Got the haybine cleaned up after cutting tonight. It’s tarped and put away for winter. The cut hay looks good. I hope it dries nicely. Dew was still on grass in my yard in shady areas at 3 pm! It’s hard to get hay to dry in those conditions. Warm up will help.
Got the gate back on the hay wagon. It’s ready to go. Called the repair guy for the tractor.  Need it to get winter wood out of the woodlot.  I have to take my car for warranty oil change in next day or two.

Surgery Date

Just a brief update on hubby. The surgery is scheduled. The good news: the surgeon is highly credentialed, the facility is well-equipped and well-staffed, the statistics for the operation are promising, the nurses working in the hospital say nothing but good things about the surgical team.

We are confident for a positive outcome.

Update on the Hubby

Yesterday Hubby went through a catheterization of his heart in preparation for open heart surgery.
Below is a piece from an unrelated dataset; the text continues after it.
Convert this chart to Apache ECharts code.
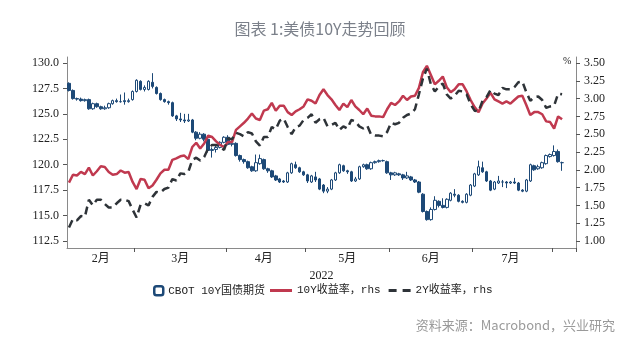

The heart surgeon needs to know what’s going on in Hubby’s heart prior to cracking his chest. The goal is to keep surprises to a minimum.

Good news: all his pipes are clear, except one. There is 40% blockage in one blood vessel. According to the cardiologist who did the procedure, doctors don’t worry about blockages until they hit 70% or more. More good news: after heart surgery, other vascular issues that have the potential to be life threatening will likely resolve to manageable proportions. Hubby will take lots of medication, but his life will no longer be at risk.

Isn’t it amazing to live in the age of high technology? Hubby has a familial history of early death due to heart issues. His condition has a genetic link. He’s fortunate; modern medicine is saving his life.

His future (notice I speak with certainty) will include blood thinners, diet changes and exercise. A little weight loss won’t hurt either.

Missing in Action

For two weeks, I have been enmeshed in family concerns, so I have been missing in action on this blog. No short stories. Not much commentary. No visiting other blogs. To cut to the chase, my spouse is facing open heart surgery in the near future. So please bear with me during this time. My presence will be intermittent. Thankfully, I have several posts in the pipeline, already on the schedule.  Thanks in advance for your understanding and support.